- To be done
Print the records below exactly, starting at the first line and stopping after the line that contains "minimum width=139pt, minimum". Leave out any pictures.

- Records
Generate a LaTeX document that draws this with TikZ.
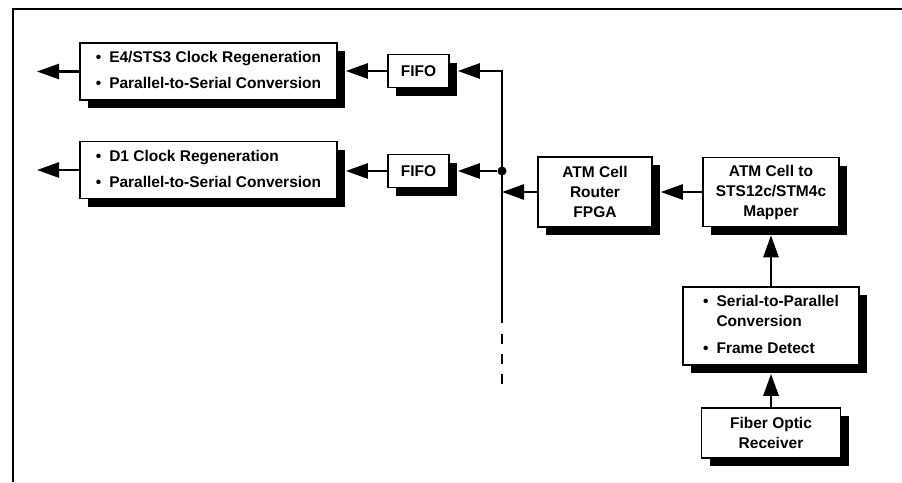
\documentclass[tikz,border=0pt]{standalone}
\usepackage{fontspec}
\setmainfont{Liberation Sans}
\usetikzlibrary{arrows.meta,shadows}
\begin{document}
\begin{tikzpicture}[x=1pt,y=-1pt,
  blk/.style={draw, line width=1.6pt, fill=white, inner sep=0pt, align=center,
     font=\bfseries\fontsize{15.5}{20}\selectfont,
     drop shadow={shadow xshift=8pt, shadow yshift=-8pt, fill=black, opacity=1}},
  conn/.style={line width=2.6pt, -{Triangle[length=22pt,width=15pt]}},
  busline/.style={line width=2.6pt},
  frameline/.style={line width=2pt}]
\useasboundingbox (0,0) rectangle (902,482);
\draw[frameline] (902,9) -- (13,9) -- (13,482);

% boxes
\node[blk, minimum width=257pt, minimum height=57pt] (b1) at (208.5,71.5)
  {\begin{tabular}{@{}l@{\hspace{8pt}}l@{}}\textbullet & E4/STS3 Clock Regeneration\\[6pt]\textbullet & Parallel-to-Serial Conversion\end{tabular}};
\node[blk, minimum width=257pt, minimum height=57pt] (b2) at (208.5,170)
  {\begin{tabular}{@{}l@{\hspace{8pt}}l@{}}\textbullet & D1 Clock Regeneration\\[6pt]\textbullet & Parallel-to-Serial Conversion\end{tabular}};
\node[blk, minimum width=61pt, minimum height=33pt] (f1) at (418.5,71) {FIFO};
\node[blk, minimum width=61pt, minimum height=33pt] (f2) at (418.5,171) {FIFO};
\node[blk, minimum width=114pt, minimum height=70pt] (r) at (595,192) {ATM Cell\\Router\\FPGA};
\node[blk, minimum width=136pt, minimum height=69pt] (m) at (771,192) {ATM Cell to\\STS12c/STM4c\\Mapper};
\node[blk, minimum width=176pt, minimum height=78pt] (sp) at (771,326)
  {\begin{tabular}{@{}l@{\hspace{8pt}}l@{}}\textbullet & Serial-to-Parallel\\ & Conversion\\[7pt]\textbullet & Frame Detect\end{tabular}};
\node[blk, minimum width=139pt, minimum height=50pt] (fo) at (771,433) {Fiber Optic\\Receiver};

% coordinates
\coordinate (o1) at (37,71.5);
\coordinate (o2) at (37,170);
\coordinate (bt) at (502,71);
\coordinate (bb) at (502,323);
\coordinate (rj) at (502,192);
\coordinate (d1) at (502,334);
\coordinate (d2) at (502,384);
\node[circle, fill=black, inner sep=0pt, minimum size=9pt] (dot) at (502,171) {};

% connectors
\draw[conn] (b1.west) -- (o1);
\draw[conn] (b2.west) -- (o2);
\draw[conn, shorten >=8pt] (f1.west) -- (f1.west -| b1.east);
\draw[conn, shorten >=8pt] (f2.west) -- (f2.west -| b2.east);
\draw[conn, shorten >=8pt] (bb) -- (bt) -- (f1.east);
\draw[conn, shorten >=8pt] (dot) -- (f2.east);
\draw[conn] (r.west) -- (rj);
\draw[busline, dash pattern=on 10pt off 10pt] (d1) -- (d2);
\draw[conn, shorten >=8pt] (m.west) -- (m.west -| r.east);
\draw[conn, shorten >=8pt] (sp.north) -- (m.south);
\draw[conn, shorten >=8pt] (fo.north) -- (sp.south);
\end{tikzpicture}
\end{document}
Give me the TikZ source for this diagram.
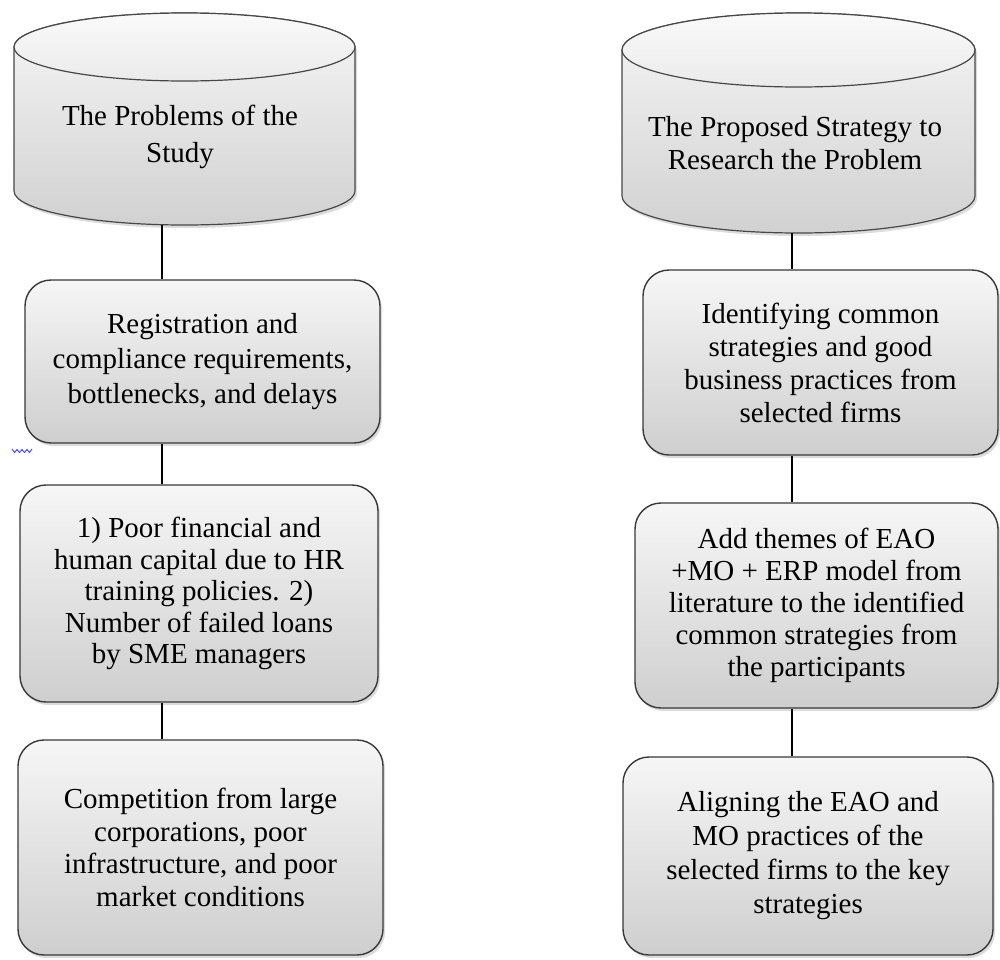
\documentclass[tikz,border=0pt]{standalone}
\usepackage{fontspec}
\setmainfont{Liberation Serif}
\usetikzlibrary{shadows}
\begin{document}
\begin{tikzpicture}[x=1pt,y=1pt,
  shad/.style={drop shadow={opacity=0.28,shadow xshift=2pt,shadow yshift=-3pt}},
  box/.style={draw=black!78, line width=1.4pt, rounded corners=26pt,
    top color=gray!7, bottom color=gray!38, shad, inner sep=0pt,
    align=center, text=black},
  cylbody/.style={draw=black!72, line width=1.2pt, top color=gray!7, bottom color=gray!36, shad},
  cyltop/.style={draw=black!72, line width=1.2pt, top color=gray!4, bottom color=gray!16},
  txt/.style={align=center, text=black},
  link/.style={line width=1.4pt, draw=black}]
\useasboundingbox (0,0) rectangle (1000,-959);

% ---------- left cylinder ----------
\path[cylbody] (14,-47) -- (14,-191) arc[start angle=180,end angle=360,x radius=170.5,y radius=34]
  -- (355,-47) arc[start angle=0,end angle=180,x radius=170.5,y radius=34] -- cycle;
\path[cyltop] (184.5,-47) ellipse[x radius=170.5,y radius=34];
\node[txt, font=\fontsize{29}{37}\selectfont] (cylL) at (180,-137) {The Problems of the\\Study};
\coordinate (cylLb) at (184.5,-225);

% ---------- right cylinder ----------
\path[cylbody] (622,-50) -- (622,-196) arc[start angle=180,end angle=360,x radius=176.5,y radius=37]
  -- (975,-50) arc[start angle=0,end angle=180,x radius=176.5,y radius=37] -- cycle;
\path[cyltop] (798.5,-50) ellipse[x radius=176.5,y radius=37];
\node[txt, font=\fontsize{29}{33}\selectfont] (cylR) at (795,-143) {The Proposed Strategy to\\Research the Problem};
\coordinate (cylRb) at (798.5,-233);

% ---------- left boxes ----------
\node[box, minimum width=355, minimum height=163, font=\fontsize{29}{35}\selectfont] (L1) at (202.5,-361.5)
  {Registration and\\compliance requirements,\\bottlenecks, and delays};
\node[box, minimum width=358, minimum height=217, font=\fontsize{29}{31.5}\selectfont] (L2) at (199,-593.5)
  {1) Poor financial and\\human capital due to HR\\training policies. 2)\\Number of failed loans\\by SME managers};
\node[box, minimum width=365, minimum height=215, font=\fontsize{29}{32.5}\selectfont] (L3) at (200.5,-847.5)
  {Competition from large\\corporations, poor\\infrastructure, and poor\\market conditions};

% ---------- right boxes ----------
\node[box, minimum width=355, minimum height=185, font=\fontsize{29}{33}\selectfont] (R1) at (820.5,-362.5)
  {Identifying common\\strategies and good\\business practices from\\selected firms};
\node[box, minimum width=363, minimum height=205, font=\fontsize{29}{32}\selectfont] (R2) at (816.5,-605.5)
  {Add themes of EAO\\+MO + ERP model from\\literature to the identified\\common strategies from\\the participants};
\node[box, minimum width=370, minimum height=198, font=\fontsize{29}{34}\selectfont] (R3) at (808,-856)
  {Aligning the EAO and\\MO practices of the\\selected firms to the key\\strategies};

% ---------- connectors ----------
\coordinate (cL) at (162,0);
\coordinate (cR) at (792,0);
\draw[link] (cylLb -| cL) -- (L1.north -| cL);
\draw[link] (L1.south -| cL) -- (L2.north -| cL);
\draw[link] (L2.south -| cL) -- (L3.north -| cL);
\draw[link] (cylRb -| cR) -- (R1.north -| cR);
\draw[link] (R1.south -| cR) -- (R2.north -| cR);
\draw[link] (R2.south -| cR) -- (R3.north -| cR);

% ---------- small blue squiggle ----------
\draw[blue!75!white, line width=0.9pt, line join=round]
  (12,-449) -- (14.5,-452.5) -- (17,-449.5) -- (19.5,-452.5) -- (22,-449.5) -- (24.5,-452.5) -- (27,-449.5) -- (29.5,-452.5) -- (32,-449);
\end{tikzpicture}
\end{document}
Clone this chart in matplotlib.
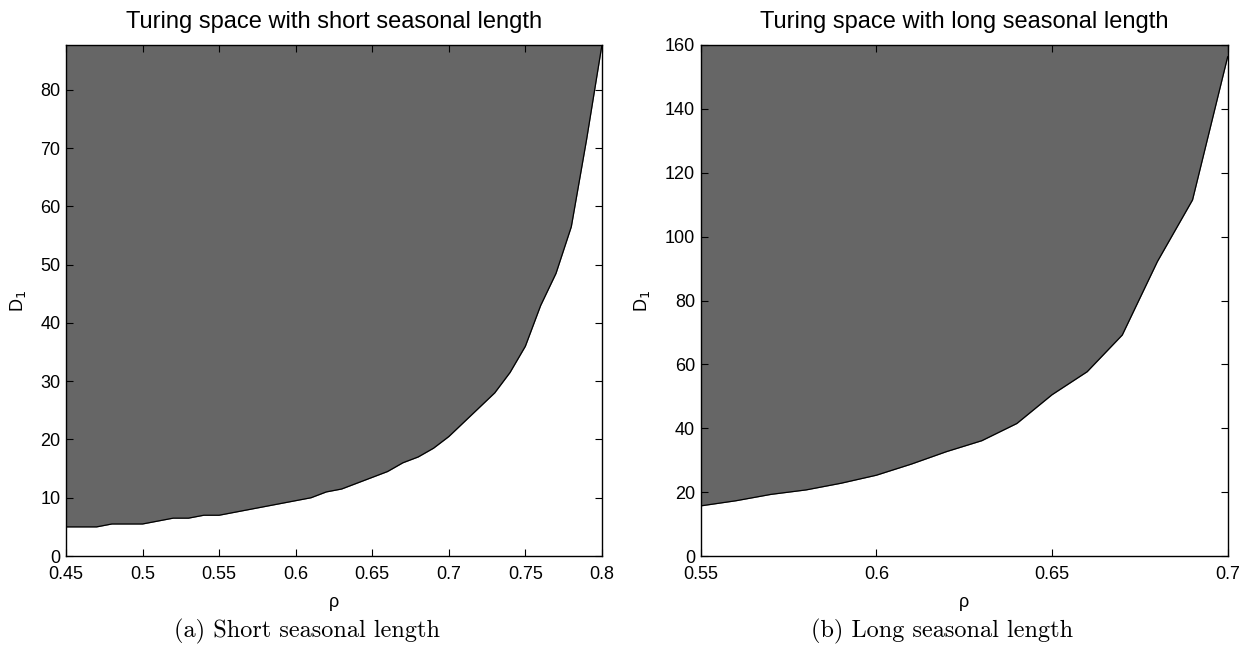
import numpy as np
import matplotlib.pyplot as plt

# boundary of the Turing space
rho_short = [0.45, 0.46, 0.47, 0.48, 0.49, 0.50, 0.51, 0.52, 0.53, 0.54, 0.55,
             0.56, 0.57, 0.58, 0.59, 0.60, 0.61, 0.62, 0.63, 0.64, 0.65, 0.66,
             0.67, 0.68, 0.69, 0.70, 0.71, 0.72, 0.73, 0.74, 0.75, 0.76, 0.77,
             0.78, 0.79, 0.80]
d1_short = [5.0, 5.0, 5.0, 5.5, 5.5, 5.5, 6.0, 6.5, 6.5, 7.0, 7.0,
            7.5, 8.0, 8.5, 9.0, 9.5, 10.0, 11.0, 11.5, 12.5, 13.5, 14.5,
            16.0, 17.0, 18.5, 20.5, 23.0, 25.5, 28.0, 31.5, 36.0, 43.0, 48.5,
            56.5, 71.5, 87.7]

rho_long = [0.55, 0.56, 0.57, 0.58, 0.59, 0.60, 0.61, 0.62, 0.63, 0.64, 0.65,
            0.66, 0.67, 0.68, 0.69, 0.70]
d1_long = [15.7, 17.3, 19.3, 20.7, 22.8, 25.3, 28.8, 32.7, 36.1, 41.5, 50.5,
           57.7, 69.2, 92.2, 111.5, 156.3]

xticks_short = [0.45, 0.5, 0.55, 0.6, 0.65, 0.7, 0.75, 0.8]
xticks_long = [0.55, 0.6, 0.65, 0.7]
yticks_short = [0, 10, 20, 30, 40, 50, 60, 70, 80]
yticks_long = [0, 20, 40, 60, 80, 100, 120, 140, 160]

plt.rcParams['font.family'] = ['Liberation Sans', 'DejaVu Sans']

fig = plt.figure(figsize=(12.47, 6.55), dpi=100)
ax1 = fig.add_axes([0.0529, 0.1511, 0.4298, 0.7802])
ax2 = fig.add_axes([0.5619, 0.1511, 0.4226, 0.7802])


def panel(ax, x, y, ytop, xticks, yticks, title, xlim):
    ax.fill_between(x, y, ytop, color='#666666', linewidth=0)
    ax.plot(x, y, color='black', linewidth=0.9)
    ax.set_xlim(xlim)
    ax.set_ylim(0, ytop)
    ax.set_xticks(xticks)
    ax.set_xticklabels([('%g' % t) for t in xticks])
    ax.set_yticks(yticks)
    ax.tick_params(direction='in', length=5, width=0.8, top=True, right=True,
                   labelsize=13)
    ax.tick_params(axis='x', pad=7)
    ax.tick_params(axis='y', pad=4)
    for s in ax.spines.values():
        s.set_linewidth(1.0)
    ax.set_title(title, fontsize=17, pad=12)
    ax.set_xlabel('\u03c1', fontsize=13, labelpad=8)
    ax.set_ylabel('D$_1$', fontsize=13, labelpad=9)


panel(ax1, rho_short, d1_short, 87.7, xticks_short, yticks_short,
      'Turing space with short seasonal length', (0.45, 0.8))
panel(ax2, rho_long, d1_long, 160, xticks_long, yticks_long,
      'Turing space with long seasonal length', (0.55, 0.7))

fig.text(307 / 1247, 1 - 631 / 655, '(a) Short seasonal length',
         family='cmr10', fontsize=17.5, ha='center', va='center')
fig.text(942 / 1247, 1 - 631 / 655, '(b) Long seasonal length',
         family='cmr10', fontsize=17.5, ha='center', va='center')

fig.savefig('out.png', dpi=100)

- Task response
Generate a LaTeX document that draws this with TikZ.
\documentclass[tikz,border=0pt]{standalone}
\usepackage{fontspec}
\setmainfont{Liberation Sans}
\usetikzlibrary{arrows.meta,shadows}
\begin{document}
\begin{tikzpicture}[x=1pt,y=-1pt,
  blk/.style={draw, line width=1.6pt, fill=white, inner sep=0pt, align=center,
     font=\bfseries\fontsize{15.5}{20}\selectfont,
     drop shadow={shadow xshift=8pt, shadow yshift=-8pt, fill=black, opacity=1}},
  conn/.style={line width=2.6pt, -{Triangle[length=22pt,width=15pt]}},
  busline/.style={line width=2.6pt},
  frameline/.style={line width=2pt}]
\useasboundingbox (0,0) rectangle (902,482);
\draw[frameline] (902,9) -- (13,9) -- (13,482);

% boxes
\node[blk, minimum width=257pt, minimum height=57pt] (b1) at (208.5,71.5)
  {\begin{tabular}{@{}l@{\hspace{8pt}}l@{}}\textbullet & E4/STS3 Clock Regeneration\\[6pt]\textbullet & Parallel-to-Serial Conversion\end{tabular}};
\node[blk, minimum width=257pt, minimum height=57pt] (b2) at (208.5,170)
  {\begin{tabular}{@{}l@{\hspace{8pt}}l@{}}\textbullet & D1 Clock Regeneration\\[6pt]\textbullet & Parallel-to-Serial Conversion\end{tabular}};
\node[blk, minimum width=61pt, minimum height=33pt] (f1) at (418.5,71) {FIFO};
\node[blk, minimum width=61pt, minimum height=33pt] (f2) at (418.5,171) {FIFO};
\node[blk, minimum width=114pt, minimum height=70pt] (r) at (595,192) {ATM Cell\\Router\\FPGA};
\node[blk, minimum width=136pt, minimum height=69pt] (m) at (771,192) {ATM Cell to\\STS12c/STM4c\\Mapper};
\node[blk, minimum width=176pt, minimum height=78pt] (sp) at (771,326)
  {\begin{tabular}{@{}l@{\hspace{8pt}}l@{}}\textbullet & Serial-to-Parallel\\ & Conversion\\[7pt]\textbullet & Frame Detect\end{tabular}};
\node[blk, minimum width=139pt, minimum height=50pt] (fo) at (771,433) {Fiber Optic\\Receiver};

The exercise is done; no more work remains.